Di alcuni uomini ricordiamo le imprese compiute in vita, di altri soltanto la loro fine, soprattutto se tragica. Del danese Eiler Brockenhuus conosciamo anche ciò che fece per meritarsela.
Nato attorno al 1540, godette per buona parte della sua vita degli agi derivanti dalla sua condizione di nobile, un titolo che, nel suo caso, rispecchiava ben poco la definizione di “persona che possiede e dimostra elevatezza morale, delicatezza o generosità; fierezza di spirito e di intelletto”, fornita dal vocabolario Treccani. Piuttosto, era convinto – non del tutto a torto – che il maggior privilegio derivante dalla sua posizione fosse una certa “libertà di azione” o, per essere più precisi, di “impunità”, tanto che la sua biografia, più che come un susseguirsi di fatti, si presenta come una nutrita collezione di malefatte.
Iniziamo col dire che Brockenhuus ebbe relazioni con diverse donne prima del matrimonio, comportamento che, secondo le leggi danesi dell’epoca, costituiva un reato grave. Tra le sue amanti figura anche la vedova di suo cognato, relazione al tempo equiparata all’incesto. Ciò potrebbe far sembrare che ormai avesse oltrepassato ogni limite. Invece no. Brockenhuus maltrattò e violentò ripetutamente anche la propria sorella, dalla quale ebbe un figlio.

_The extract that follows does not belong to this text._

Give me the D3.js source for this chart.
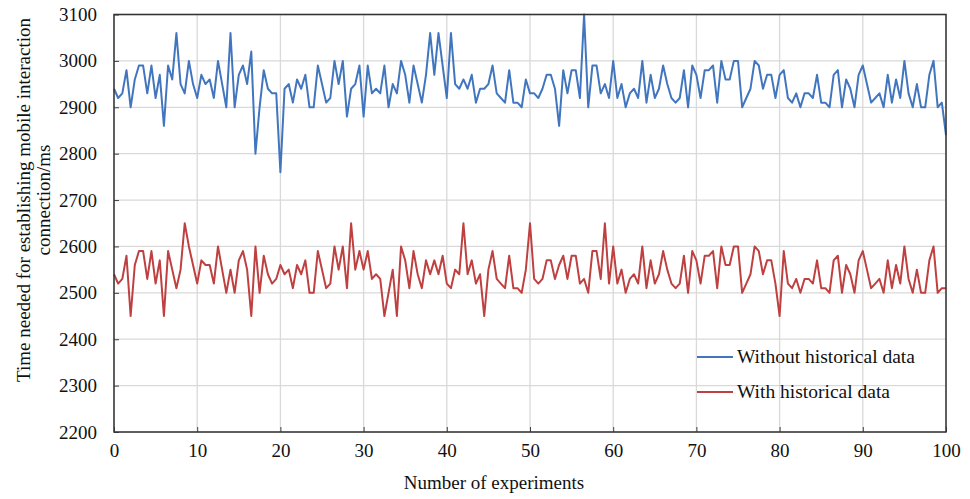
<!DOCTYPE html>
<html>
<head>
<meta charset="utf-8">
<script src="https://cdn.jsdelivr.net/npm/d3@7"></script>
<style>
  body { margin: 0; background: #fff; }
  #wrapper { width: 970px; height: 499px; }
</style>
</head>
<body>
<div id="wrapper"></div>
<script>
const withoutHistory = [
  2940, 2920, 2930, 2980, 2900, 2960, 2990, 2990, 2930, 2990,
  2920, 2970, 2860, 2990, 2960, 3060, 2950, 2930, 3000, 2950,
  2920, 2970, 2950, 2960, 2920, 3000, 2950, 2900, 3060, 2900,
  2970, 2990, 2950, 3020, 2800, 2900, 2980, 2940, 2930, 2930,
  2760, 2940, 2950, 2910, 2960, 2940, 2970, 2900, 2900, 2990,
  2950, 2910, 2920, 3000, 2950, 3000, 2880, 2940, 2950, 2990,
  2880, 2990, 2930, 2940, 2930, 2990, 2900, 2950, 2930, 3000,
  2970, 2910, 2990, 2950, 2910, 2970, 3060, 2970, 3060, 2990,
  2920, 3060, 2950, 2940, 2960, 2940, 2970, 2910, 2940, 2940,
  2950, 2990, 2930, 2920, 2910, 2980, 2910, 2910, 2900, 2960,
  2930, 2930, 2920, 2940, 2970, 2970, 2940, 2860, 2980, 2930,
  2980, 2980, 2920, 3100, 2900, 2990, 2990, 2930, 2950, 2920,
  3000, 2920, 2950, 2900, 2930, 2940, 2920, 3000, 2910, 2970,
  2920, 2940, 2990, 2950, 2920, 2910, 2920, 2980, 2900, 2990,
  2970, 2920, 2980, 2980, 2990, 2910, 3000, 2960, 2960, 3000,
  3000, 2900, 2920, 2940, 3000, 2990, 2940, 2970, 2970, 2920,
  2970, 2980, 2920, 2910, 2930, 2900, 2930, 2930, 2920, 2970,
  2910, 2910, 2900, 2970, 2980, 2900, 2960, 2940, 2900, 2970,
  2990, 2950, 2910, 2920, 2930, 2900, 2970, 2910, 2960, 2920,
  3000, 2930, 2900, 2950, 2900, 2900, 2970, 3000, 2900, 2910,
  2840
]

const withHistory = [
  2540, 2520, 2530, 2580, 2450, 2560, 2590, 2590, 2530, 2590,
  2520, 2570, 2450, 2590, 2550, 2510, 2550, 2650, 2600, 2560,
  2520, 2570, 2560, 2560, 2520, 2600, 2550, 2500, 2550, 2500,
  2570, 2590, 2550, 2450, 2600, 2500, 2580, 2540, 2520, 2530,
  2560, 2540, 2550, 2510, 2560, 2540, 2570, 2500, 2500, 2590,
  2550, 2510, 2520, 2600, 2550, 2600, 2510, 2650, 2550, 2590,
  2550, 2590, 2530, 2540, 2530, 2450, 2500, 2550, 2450, 2600,
  2570, 2510, 2590, 2540, 2510, 2570, 2540, 2570, 2540, 2580,
  2520, 2510, 2550, 2540, 2650, 2540, 2570, 2520, 2540, 2450,
  2550, 2590, 2530, 2520, 2510, 2580, 2510, 2510, 2500, 2550,
  2650, 2530, 2520, 2530, 2570, 2570, 2530, 2560, 2580, 2530,
  2580, 2580, 2520, 2530, 2500, 2590, 2590, 2530, 2650, 2520,
  2600, 2520, 2550, 2500, 2530, 2540, 2520, 2600, 2510, 2570,
  2520, 2540, 2590, 2550, 2520, 2510, 2520, 2580, 2500, 2590,
  2570, 2520, 2580, 2580, 2590, 2510, 2600, 2560, 2560, 2600,
  2600, 2500, 2520, 2540, 2600, 2590, 2540, 2570, 2570, 2520,
  2450, 2590, 2520, 2510, 2530, 2500, 2530, 2530, 2520, 2570,
  2510, 2510, 2500, 2570, 2580, 2500, 2560, 2540, 2500, 2570,
  2590, 2550, 2510, 2520, 2530, 2500, 2570, 2510, 2560, 2520,
  2600, 2530, 2500, 2550, 2500, 2500, 2570, 2600, 2500, 2510,
  2510
]

const experiments = withoutHistory.map((d, i) => i / 2)

const xTicks = [0, 10, 20, 30, 40, 50, 60, 70, 80, 90, 100]
const yTicks = [2200, 2300, 2400, 2500, 2600, 2700, 2800, 2900, 3000, 3100]

const seriesNames = ["Without historical data", "With historical data"]
const seriesColors = ["#4176bf", "#bf4040"]

function drawChart() {
  // 1. Data
  const series = [withoutHistory, withHistory].map((values, i) => ({
    name: seriesNames[i],
    color: seriesColors[i],
    points: values.map((v, j) => ({ x: experiments[j], y: v })),
  }))

  const xAccessor = (d) => d.x
  const yAccessor = (d) => d.y

  // 2. Dimensions
  const dimensions = {
    width: 970,
    height: 499,
    margins: { top: 14.5, right: 24, bottom: 67, left: 114 },
  }
  dimensions.boundedWidth =
    dimensions.width - dimensions.margins.left - dimensions.margins.right
  dimensions.boundedHeight =
    dimensions.height - dimensions.margins.top - dimensions.margins.bottom

  const font = "'Liberation Serif', 'Times New Roman', serif"

  // 3. Canvas
  const wrapper = d3
    .select("#wrapper")
    .append("svg")
    .attr("width", dimensions.width)
    .attr("height", dimensions.height)

  const bounds = wrapper
    .append("g")
    .attr(
      "transform",
      `translate(${dimensions.margins.left}, ${dimensions.margins.top})`
    )

  // 4. Scales
  const xScale = d3
    .scaleLinear()
    .domain([0, 100])
    .range([0, dimensions.boundedWidth])

  const yScale = d3
    .scaleLinear()
    .domain([2200, 3100])
    .range([dimensions.boundedHeight, 0])

  // 5. Grid
  const grid = bounds.append("g").attr("stroke", "#d9d9d9").attr("stroke-width", 1.3)
  grid
    .selectAll(".h")
    .data(yTicks)
    .join("line")
    .attr("x1", 0)
    .attr("x2", dimensions.boundedWidth)
    .attr("y1", (d) => yScale(d))
    .attr("y2", (d) => yScale(d))
  grid
    .selectAll(".v")
    .data(xTicks)
    .join("line")
    .attr("x1", (d) => xScale(d))
    .attr("x2", (d) => xScale(d))
    .attr("y1", 0)
    .attr("y2", dimensions.boundedHeight)

  // 6. Lines
  const lineGenerator = d3
    .line()
    .x((d) => xScale(xAccessor(d)))
    .y((d) => yScale(yAccessor(d)))

  bounds
    .selectAll(".series")
    .data(series)
    .join("path")
    .attr("class", "series")
    .attr("d", (d) => lineGenerator(d.points))
    .attr("fill", "none")
    .attr("stroke", (d) => d.color)
    .attr("stroke-width", 2)
    .attr("stroke-linejoin", "round")

  // 7. Axes
  const xAxis = bounds
    .append("g")
    .attr("transform", `translate(0, ${dimensions.boundedHeight})`)
    .call(
      d3.axisBottom(xScale).tickValues(xTicks).tickSizeInner(-5).tickSizeOuter(0).tickPadding(12)
    )
  const yAxis = bounds
    .append("g")
    .call(
      d3
        .axisLeft(yScale)
        .tickValues(yTicks)
        .tickFormat(d3.format("d"))
        .tickSizeInner(-5)
        .tickSizeOuter(0)
        .tickPadding(17)
    )

  ;[xAxis, yAxis].forEach((axis) => {
    axis.select(".domain").remove()
    axis.selectAll("line").attr("stroke", "#404040")
    axis
      .selectAll("text")
      .attr("fill", "#111")
      .style("font-family", font)
      .style("font-size", "19px")
  })

  bounds
    .append("rect")
    .attr("width", dimensions.boundedWidth)
    .attr("height", dimensions.boundedHeight)
    .attr("fill", "none")
    .attr("stroke", "#333")
    .attr("stroke-width", 1.5)

  wrapper
    .append("text")
    .text("Number of experiments")
    .attr("x", 494)
    .attr("y", 489)
    .attr("text-anchor", "middle")
    .attr("fill", "#111")
    .style("font-family", font)
    .style("font-size", "19px")

  const yLabel = wrapper
    .append("text")
    .attr("transform", "translate(23, 200) rotate(-90)")
    .attr("text-anchor", "middle")
    .attr("fill", "#111")
    .style("font-family", font)
    .style("font-size", "19px")
  yLabel.append("tspan").attr("x", 0).attr("dy", "0.35em").text("Time needed for establishing mobile interaction")
  yLabel.append("tspan").attr("x", 0).attr("dy", "1.05em").text("connection/ms")

  // 8. Legend
  const legend = wrapper
    .append("g")
    .selectAll("g")
    .data(series)
    .join("g")
    .attr("transform", (d, i) => `translate(697, ${357 + i * 35})`)

  legend
    .append("line")
    .attr("x1", 0)
    .attr("x2", 36)
    .attr("stroke", (d) => d.color)
    .attr("stroke-width", 2)

  legend
    .append("text")
    .text((d) => d.name)
    .attr("x", 40)
    .attr("dy", "0.33em")
    .attr("fill", "#111")
    .style("font-family", font)
    .style("font-size", "19.5px")
}

drawChart()
</script>
</body>
</html>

In seguito uccise entrambi con le sue mani e – secondo alcune cronache – si macchiò anche dell’omicidio della madre.
Naturalmente, la sua scelleratezza non si limitava alla sfera privata. A pagarne le conseguenze peggiori erano i suoi sudditi, contro i quali esercitava ogni sorta di vessazione e angheria, come quando fece saltare in aria un povero spazzacamino al lavoro in uno dei suoi poderi, soltanto per la curiosità di sperimentare gli effetti della polvere da sparo. In un’altra occasione, Brocknhuus si finse morto per puro divertimento e, quando dietro al carro funebre si radunò un cospicuo numero di persone, saltò fuori dalla bara urlando e terrorizzando i presenti. Il coperchio della bara, però, si richiuse, e il perfido burlone fu seppellito vivo. O almeno, questo è quanto riporta una cronaca popolare, probabilmente scritta da qualcuno profondamente sconvolto dall’evento, alla ricerca di un modo per elaborare lo shock. Sfortunatamente per l’autore, le cose non andarono così, e Brockenhuus proseguì impunito nelle sue malefatte, almeno fino al momento in cui non si spinse a minacciare di morte il Re, Federico II di Danimarca, il quale non la prese affatto bene.
Eiler Brockenhuus, o “Iler il Pazzo” come ormai era soprannominato, fu rinchiuso nel castello di Dragsholm, dove una delle torri era stata adibita a prigione. Il castello era noto alle cronache per un evento singolare. Si racconta che durante una assedio, i difensori del maniero torturavano ogni giorno una pecora perché il suo belare straziante fosse scambiato dagli assalitori per l’uccisione dell’animale, facendo loro credere che i residenti disponessero ancora di cibo in abbondanza. Dopo che il castello fu trasformato in prigione, di straziante rimasero soltanto le urla dei prigionieri, condannati alla solitudine mentre nelle altre stanze si svolgevano balli e festini di caccia. Lamenti che non disturbavano affatto gli invitati, i quali potevano scambiarli per i versi di un animale nel cortile. E comunque, nulla che un brindisi o una fragorosa risata non potesse coprire.
Brockenhuus trascorse il resto della propria vita a scrivere lettere al re, promettendo, in cambio della libertà, di aver trovato il modo di aumentare le rendite della corona, o di aver inventato un’arma segreta infallibile. Suppliche che furono costantemente ignorate e Brockenhuus morì nella torre del castello di Dragsholm, come chiunque altro vi fosse stato rinchiuso.
Fatto curioso: mentre il nostro Eiler Brockenhuus scriveva al re dalla sua prigione, al di fuori del castello di Dragsholm, un altro Eiler Brockenhuus, suo omonimo, scriveva anch’egli. È grazie a quest’ultimo che oggi conosciamo alcuni dei fatti avvenuti nella contea all’epoca.